Provide again, from the entries below, every line from the one containing "Output the Python" through the one containing "151, 168, 200]", exactly as written, and no other line.

[Rows from a dataset of charts and code]
▶
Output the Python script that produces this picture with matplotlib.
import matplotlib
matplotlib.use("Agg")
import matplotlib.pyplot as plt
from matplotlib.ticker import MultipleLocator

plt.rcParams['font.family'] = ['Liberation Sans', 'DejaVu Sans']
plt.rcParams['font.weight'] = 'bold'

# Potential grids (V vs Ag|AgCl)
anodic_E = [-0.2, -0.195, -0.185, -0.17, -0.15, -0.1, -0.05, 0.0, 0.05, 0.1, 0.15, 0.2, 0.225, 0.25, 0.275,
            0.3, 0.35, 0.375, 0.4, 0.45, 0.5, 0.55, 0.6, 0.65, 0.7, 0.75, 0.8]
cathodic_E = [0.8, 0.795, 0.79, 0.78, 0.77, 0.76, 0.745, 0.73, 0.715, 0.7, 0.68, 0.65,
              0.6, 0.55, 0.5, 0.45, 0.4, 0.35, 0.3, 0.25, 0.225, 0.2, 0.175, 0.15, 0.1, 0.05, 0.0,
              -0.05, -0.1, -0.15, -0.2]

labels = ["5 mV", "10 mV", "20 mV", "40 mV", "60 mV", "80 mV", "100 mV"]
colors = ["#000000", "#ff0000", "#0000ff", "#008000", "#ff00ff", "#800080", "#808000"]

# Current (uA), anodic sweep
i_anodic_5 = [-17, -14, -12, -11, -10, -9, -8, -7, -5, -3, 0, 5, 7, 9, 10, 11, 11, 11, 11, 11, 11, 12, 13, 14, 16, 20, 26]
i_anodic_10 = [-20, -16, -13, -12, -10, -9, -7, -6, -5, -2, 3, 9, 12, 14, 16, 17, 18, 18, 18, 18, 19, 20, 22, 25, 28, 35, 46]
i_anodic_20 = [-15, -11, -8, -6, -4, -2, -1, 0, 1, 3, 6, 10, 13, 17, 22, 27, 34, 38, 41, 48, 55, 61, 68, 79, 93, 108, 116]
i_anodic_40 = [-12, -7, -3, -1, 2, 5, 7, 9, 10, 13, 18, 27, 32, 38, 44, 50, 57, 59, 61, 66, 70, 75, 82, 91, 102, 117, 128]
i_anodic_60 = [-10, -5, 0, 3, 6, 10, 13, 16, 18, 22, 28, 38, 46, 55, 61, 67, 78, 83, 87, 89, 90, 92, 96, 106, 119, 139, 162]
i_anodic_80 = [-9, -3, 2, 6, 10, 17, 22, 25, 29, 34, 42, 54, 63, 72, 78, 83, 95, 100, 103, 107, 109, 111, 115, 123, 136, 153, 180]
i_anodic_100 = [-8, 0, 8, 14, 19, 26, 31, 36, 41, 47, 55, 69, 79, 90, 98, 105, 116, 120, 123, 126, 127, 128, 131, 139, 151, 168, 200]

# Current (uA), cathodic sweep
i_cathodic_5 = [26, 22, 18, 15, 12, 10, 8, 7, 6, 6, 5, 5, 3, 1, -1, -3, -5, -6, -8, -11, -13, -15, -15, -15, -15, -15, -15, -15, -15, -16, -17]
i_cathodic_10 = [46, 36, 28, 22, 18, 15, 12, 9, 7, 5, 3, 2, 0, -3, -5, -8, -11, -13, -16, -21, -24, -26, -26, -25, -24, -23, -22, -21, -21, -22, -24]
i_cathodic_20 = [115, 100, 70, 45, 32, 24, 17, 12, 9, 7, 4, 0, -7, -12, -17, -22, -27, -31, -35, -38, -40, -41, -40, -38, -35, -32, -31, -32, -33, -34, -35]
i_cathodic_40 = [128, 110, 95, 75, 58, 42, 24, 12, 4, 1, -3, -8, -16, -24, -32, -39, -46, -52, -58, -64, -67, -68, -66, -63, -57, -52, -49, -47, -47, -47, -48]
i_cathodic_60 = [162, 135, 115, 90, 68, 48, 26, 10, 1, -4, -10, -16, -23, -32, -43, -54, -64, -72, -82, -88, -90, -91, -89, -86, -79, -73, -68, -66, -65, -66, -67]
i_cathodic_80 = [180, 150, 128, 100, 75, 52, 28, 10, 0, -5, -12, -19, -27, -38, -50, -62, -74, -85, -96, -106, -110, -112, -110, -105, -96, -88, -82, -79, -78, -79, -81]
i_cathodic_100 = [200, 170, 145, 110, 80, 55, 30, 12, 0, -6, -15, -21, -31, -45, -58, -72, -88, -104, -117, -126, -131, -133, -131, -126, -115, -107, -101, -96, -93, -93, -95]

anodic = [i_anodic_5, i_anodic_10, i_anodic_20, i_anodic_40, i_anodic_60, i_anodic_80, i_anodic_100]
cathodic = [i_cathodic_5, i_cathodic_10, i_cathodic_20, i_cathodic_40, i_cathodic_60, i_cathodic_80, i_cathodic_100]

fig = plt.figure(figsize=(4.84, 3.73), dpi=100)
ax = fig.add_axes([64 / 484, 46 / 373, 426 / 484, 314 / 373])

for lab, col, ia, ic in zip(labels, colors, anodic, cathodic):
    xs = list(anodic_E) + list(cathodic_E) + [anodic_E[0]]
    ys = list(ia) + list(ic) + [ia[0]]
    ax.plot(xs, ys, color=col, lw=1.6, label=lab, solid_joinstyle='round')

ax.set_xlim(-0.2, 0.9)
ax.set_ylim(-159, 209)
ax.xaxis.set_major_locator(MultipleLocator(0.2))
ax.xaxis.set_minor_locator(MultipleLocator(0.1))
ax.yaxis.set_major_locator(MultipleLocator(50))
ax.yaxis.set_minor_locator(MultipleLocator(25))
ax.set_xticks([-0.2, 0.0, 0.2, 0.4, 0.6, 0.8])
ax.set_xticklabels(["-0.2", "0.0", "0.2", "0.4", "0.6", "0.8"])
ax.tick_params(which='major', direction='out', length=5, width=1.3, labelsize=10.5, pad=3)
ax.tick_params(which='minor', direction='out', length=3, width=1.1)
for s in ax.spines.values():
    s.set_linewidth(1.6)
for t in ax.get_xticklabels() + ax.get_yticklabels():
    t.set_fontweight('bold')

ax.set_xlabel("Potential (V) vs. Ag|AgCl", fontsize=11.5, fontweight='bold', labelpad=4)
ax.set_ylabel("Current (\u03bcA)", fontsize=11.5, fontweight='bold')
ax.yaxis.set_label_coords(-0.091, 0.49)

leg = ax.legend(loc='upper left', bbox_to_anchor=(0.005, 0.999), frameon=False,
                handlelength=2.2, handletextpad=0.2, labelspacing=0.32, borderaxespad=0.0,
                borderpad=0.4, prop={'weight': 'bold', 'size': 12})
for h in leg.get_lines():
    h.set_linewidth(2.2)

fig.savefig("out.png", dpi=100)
◀
▶
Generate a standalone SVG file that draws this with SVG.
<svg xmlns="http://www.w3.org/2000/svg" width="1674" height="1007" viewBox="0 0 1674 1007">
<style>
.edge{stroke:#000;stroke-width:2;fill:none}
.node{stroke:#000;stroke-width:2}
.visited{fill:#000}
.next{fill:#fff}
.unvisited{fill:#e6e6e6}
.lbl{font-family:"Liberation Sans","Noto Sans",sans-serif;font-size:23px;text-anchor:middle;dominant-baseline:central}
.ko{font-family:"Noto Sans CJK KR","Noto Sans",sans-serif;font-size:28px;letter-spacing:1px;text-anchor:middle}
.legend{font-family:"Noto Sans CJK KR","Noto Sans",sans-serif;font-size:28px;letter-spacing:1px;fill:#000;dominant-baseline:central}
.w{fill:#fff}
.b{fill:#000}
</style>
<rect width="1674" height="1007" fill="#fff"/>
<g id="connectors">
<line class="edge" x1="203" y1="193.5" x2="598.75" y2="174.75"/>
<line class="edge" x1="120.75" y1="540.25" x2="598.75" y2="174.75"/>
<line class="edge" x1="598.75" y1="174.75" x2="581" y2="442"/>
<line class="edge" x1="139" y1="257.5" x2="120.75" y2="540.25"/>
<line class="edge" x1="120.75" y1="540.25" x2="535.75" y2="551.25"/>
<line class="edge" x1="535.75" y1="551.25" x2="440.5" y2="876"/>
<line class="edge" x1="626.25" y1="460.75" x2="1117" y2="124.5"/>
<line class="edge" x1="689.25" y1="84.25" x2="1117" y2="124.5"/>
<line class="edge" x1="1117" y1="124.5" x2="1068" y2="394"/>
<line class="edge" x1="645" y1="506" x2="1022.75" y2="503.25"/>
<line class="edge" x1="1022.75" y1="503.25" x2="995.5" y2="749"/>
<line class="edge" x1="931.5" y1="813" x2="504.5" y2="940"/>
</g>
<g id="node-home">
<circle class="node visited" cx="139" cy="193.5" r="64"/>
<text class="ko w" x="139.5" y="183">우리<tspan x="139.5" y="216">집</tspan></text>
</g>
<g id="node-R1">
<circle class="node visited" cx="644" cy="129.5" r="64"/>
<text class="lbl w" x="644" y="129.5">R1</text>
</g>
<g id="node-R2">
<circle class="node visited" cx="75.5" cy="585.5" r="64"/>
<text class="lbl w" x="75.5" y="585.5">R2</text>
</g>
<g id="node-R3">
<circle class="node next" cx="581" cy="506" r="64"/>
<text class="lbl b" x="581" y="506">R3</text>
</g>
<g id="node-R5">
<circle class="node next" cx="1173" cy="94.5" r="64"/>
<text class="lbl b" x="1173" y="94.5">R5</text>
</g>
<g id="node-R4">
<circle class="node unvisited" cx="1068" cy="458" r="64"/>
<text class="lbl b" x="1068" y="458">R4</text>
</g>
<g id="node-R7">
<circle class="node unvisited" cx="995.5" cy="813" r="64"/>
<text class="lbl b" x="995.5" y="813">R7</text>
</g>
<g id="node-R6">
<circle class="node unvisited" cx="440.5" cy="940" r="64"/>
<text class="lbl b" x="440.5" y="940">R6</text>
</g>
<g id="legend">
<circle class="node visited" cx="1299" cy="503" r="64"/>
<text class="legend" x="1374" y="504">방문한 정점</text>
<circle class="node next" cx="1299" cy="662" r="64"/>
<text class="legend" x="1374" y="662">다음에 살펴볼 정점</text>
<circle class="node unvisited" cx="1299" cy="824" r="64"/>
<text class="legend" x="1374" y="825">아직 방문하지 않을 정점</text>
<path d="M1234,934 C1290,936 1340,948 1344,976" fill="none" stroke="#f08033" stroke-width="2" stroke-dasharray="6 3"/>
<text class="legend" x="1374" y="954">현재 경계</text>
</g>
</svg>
◀
**RESPONSE FOR THIS EXERCISE:**
Output the Python script that produces this picture with matplotlib.
import matplotlib
matplotlib.use("Agg")
import matplotlib.pyplot as plt
from matplotlib.ticker import MultipleLocator

plt.rcParams['font.family'] = ['Liberation Sans', 'DejaVu Sans']
plt.rcParams['font.weight'] = 'bold'

# Potential grids (V vs Ag|AgCl)
anodic_E = [-0.2, -0.195, -0.185, -0.17, -0.15, -0.1, -0.05, 0.0, 0.05, 0.1, 0.15, 0.2, 0.225, 0.25, 0.275,
            0.3, 0.35, 0.375, 0.4, 0.45, 0.5, 0.55, 0.6, 0.65, 0.7, 0.75, 0.8]
cathodic_E = [0.8, 0.795, 0.79, 0.78, 0.77, 0.76, 0.745, 0.73, 0.715, 0.7, 0.68, 0.65,
              0.6, 0.55, 0.5, 0.45, 0.4, 0.35, 0.3, 0.25, 0.225, 0.2, 0.175, 0.15, 0.1, 0.05, 0.0,
              -0.05, -0.1, -0.15, -0.2]

labels = ["5 mV", "10 mV", "20 mV", "40 mV", "60 mV", "80 mV", "100 mV"]
colors = ["#000000", "#ff0000", "#0000ff", "#008000", "#ff00ff", "#800080", "#808000"]

# Current (uA), anodic sweep
i_anodic_5 = [-17, -14, -12, -11, -10, -9, -8, -7, -5, -3, 0, 5, 7, 9, 10, 11, 11, 11, 11, 11, 11, 12, 13, 14, 16, 20, 26]
i_anodic_10 = [-20, -16, -13, -12, -10, -9, -7, -6, -5, -2, 3, 9, 12, 14, 16, 17, 18, 18, 18, 18, 19, 20, 22, 25, 28, 35, 46]
i_anodic_20 = [-15, -11, -8, -6, -4, -2, -1, 0, 1, 3, 6, 10, 13, 17, 22, 27, 34, 38, 41, 48, 55, 61, 68, 79, 93, 108, 116]
i_anodic_40 = [-12, -7, -3, -1, 2, 5, 7, 9, 10, 13, 18, 27, 32, 38, 44, 50, 57, 59, 61, 66, 70, 75, 82, 91, 102, 117, 128]
i_anodic_60 = [-10, -5, 0, 3, 6, 10, 13, 16, 18, 22, 28, 38, 46, 55, 61, 67, 78, 83, 87, 89, 90, 92, 96, 106, 119, 139, 162]
i_anodic_80 = [-9, -3, 2, 6, 10, 17, 22, 25, 29, 34, 42, 54, 63, 72, 78, 83, 95, 100, 103, 107, 109, 111, 115, 123, 136, 153, 180]
i_anodic_100 = [-8, 0, 8, 14, 19, 26, 31, 36, 41, 47, 55, 69, 79, 90, 98, 105, 116, 120, 123, 126, 127, 128, 131, 139, 151, 168, 200]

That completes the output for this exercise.